-- START Source data --

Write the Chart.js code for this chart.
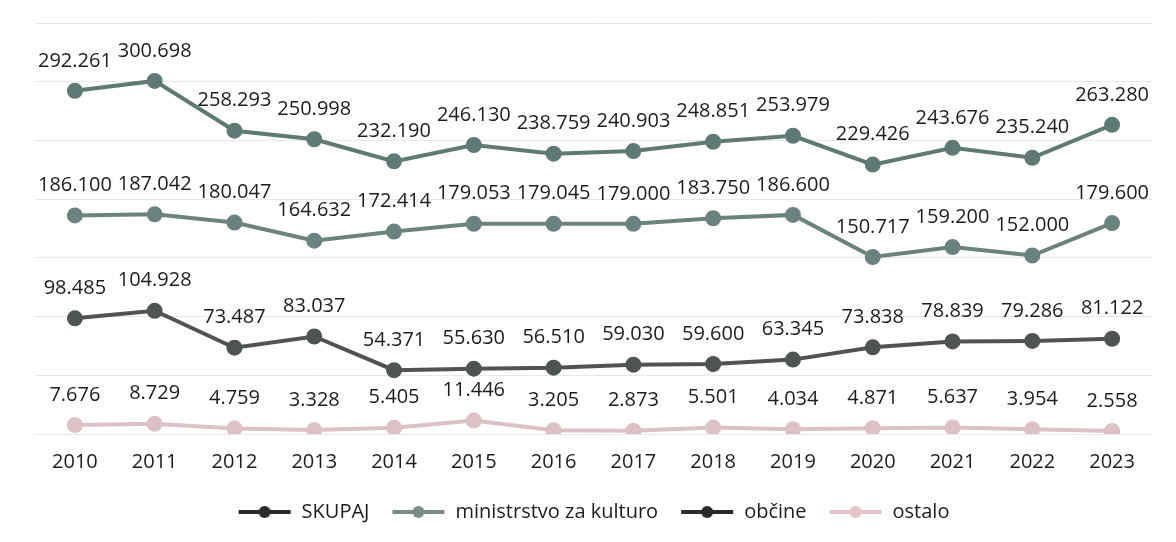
<!DOCTYPE html>
<html>
<head>
<meta charset="utf-8">
<script src="https://cdn.jsdelivr.net/npm/chart.js@4"></script>
<style>
  html, body { margin:0; padding:0; background:#fff; }
  #wrap { width:1176px; height:542px; }
</style>
</head>
<body>
<div id="wrap"><canvas id="lineChart"></canvas></div>
<script>
const years = ['2010','2011','2012','2013','2014','2015','2016','2017','2018','2019','2020','2021','2022','2023'];
const skupaj = [292261,300698,258293,250998,232190,246130,238759,240903,248851,253979,229426,243676,235240,263280];
const ministrstvo = [186100,187042,180047,164632,172414,179053,179045,179000,183750,186600,150717,159200,152000,179600];
const obcine = [98485,104928,73487,83037,54371,55630,56510,59030,59600,63345,73838,78839,79286,81122];
const ostalo = [7676,8729,4759,3328,5405,11446,3205,2873,5501,4034,4871,5637,3954,2558];

const FONT = "'Open Sans', sans-serif";

// 292261 -> "292.261"
function fmt(v) {
    return String(v).replace(/\B(?=(\d{3})+(?!\d))/g, '.');
}

// little line-with-dot picture for the legend
function legendIcon(color) {
    const c = document.createElement('canvas');
    c.width = 54; c.height = 14;
    const g = c.getContext('2d');
    g.strokeStyle = color; g.lineWidth = 4;
    g.beginPath(); g.moveTo(1, 7); g.lineTo(53, 7); g.stroke();
    g.fillStyle = color;
    g.beginPath(); g.arc(27, 7, 6, 0, Math.PI*2); g.fill();
    return c;
}

const valueLabels = {
    id: 'valueLabels',
    afterDatasetsDraw(chart) {
        const ctx = chart.ctx;
        ctx.save();
        ctx.font = '20px ' + FONT;
        ctx.fillStyle = '#1c1c1c';
        ctx.textAlign = 'center';
        ctx.textBaseline = 'middle';
        chart.data.datasets.forEach((ds, i) => {
            chart.getDatasetMeta(i).data.forEach((p, j) => {
                ctx.fillText(fmt(ds.data[j]), p.x, p.y - 30);
            });
        });
        ctx.restore();
    }
};

function series(label, data, color) {
    return {
        label, data,
        borderColor: color, backgroundColor: color,
        borderWidth: 4, pointRadius: 6, pointHoverRadius: 6,
        pointBackgroundColor: color, pointBorderColor: color,
        tension: 0
    };
}

const legendColors = ['#2a2a2a', '#7d8b88', '#2a2a2a', '#e2c3c8'];

const ctx = document.getElementById('lineChart').getContext('2d');
const lineChart = new Chart(ctx, {
    type: 'line',
    data: {
        labels: years,
        datasets: [
            series('SKUPAJ', skupaj, '#5f7975'),
            series('ministrstvo za kulturo', ministrstvo, '#6b837e'),
            series('občine', obcine, '#4f5453'),
            series('ostalo', ostalo, '#dcc1c5')
        ]
    },
    options: {
        responsive: true,
        maintainAspectRatio: false,
        animation: false,
        layout: { padding: { left: 35, right: 24, top: 23, bottom: 10 } },
        plugins: {
            tooltip: { enabled: false },
            legend: {
                position: 'bottom',
                labels: {
                    usePointStyle: true,
                    pointStyleWidth: 54,
                    padding: 22,
                    color: '#1c1c1c',
                    font: { family: FONT, size: 20 },
                    generateLabels(chart) {
                        return chart.data.datasets.map((ds, i) => ({
                            text: ds.label,
                            pointStyle: legendIcon(legendColors[i]),
                            fillStyle: legendColors[i],
                            strokeStyle: legendColors[i],
                            lineWidth: 0,
                            fontColor: '#1c1c1c',
                            datasetIndex: i
                        }));
                    }
                }
            }
        },
        scales: {
            x: {
                offset: true,
                grid: { display: false, drawTicks: false },
                border: { display: false },
                ticks: { color: '#1c1c1c', padding: 16, font: { family: FONT, size: 20 } },
                afterFit(scale) { scale.height -= 10; }
            },
            y: {
                min: 0, max: 350000,
                ticks: { display: false, stepSize: 50000 },
                border: { display: false },
                grid: { color: '#e8e8e8', lineWidth: 1, drawTicks: false }
            }
        }
    },
    plugins: [valueLabels]
});
</script>
</body>
</html>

-- END Source data --

#### [Given problem]
Extract the full listing above verbatim; pictures are to be left out of the copy.

#### [Response to this exercise]
Write the Chart.js code for this chart.
<!DOCTYPE html>
<html>
<head>
<meta charset="utf-8">
<script src="https://cdn.jsdelivr.net/npm/chart.js@4"></script>
<style>
  html, body { margin:0; padding:0; background:#fff; }
  #wrap { width:1176px; height:542px; }
</style>
</head>
<body>
<div id="wrap"><canvas id="lineChart"></canvas></div>
<script>
const years = ['2010','2011','2012','2013','2014','2015','2016','2017','2018','2019','2020','2021','2022','2023'];
const skupaj = [292261,300698,258293,250998,232190,246130,238759,240903,248851,253979,229426,243676,235240,263280];
const ministrstvo = [186100,187042,180047,164632,172414,179053,179045,179000,183750,186600,150717,159200,152000,179600];
const obcine = [98485,104928,73487,83037,54371,55630,56510,59030,59600,63345,73838,78839,79286,81122];
const ostalo = [7676,8729,4759,3328,5405,11446,3205,2873,5501,4034,4871,5637,3954,2558];

const FONT = "'Open Sans', sans-serif";

// 292261 -> "292.261"
function fmt(v) {
    return String(v).replace(/\B(?=(\d{3})+(?!\d))/g, '.');
}

// little line-with-dot picture for the legend
function legendIcon(color) {
    const c = document.createElement('canvas');
    c.width = 54; c.height = 14;
    const g = c.getContext('2d');
    g.strokeStyle = color; g.lineWidth = 4;
    g.beginPath(); g.moveTo(1, 7); g.lineTo(53, 7); g.stroke();
    g.fillStyle = color;
    g.beginPath(); g.arc(27, 7, 6, 0, Math.PI*2); g.fill();
    return c;
}

const valueLabels = {
    id: 'valueLabels',
    afterDatasetsDraw(chart) {
        const ctx = chart.ctx;
        ctx.save();
        ctx.font = '20px ' + FONT;
        ctx.fillStyle = '#1c1c1c';
        ctx.textAlign = 'center';
        ctx.textBaseline = 'middle';
        chart.data.datasets.forEach((ds, i) => {
            chart.getDatasetMeta(i).data.forEach((p, j) => {
                ctx.fillText(fmt(ds.data[j]), p.x, p.y - 30);
            });
        });
        ctx.restore();
    }
};

function series(label, data, color) {
    return {
        label, data,
        borderColor: color, backgroundColor: color,
        borderWidth: 4, pointRadius: 6, pointHoverRadius: 6,
        pointBackgroundColor: color, pointBorderColor: color,
        tension: 0
    };
}

const legendColors = ['#2a2a2a', '#7d8b88', '#2a2a2a', '#e2c3c8'];

const ctx = document.getElementById('lineChart').getContext('2d');
const lineChart = new Chart(ctx, {
    type: 'line',
    data: {
        labels: years,
        datasets: [
            series('SKUPAJ', skupaj, '#5f7975'),
            series('ministrstvo za kulturo', ministrstvo, '#6b837e'),
            series('občine', obcine, '#4f5453'),
            series('ostalo', ostalo, '#dcc1c5')
        ]
    },
    options: {
        responsive: true,
        maintainAspectRatio: false,
        animation: false,
        layout: { padding: { left: 35, right: 24, top: 23, bottom: 10 } },
        plugins: {
            tooltip: { enabled: false },
            legend: {
                position: 'bottom',
                labels: {
                    usePointStyle: true,
                    pointStyleWidth: 54,
                    padding: 22,
                    color: '#1c1c1c',
                    font: { family: FONT, size: 20 },
                    generateLabels(chart) {
                        return chart.data.datasets.map((ds, i) => ({
                            text: ds.label,
                            pointStyle: legendIcon(legendColors[i]),
                            fillStyle: legendColors[i],
                            strokeStyle: legendColors[i],
                            lineWidth: 0,
                            fontColor: '#1c1c1c',
                            datasetIndex: i
                        }));
                    }
                }
            }
        },
        scales: {
            x: {
                offset: true,
                grid: { display: false, drawTicks: false },
                border: { display: false },
                ticks: { color: '#1c1c1c', padding: 16, font: { family: FONT, size: 20 } },
                afterFit(scale) { scale.height -= 10; }
            },
            y: {
                min: 0, max: 350000,
                ticks: { display: false, stepSize: 50000 },
                border: { display: false },
                grid: { color: '#e8e8e8', lineWidth: 1, drawTicks: false }
            }
        }
    },
    plugins: [valueLabels]
});
</script>
</body>
</html>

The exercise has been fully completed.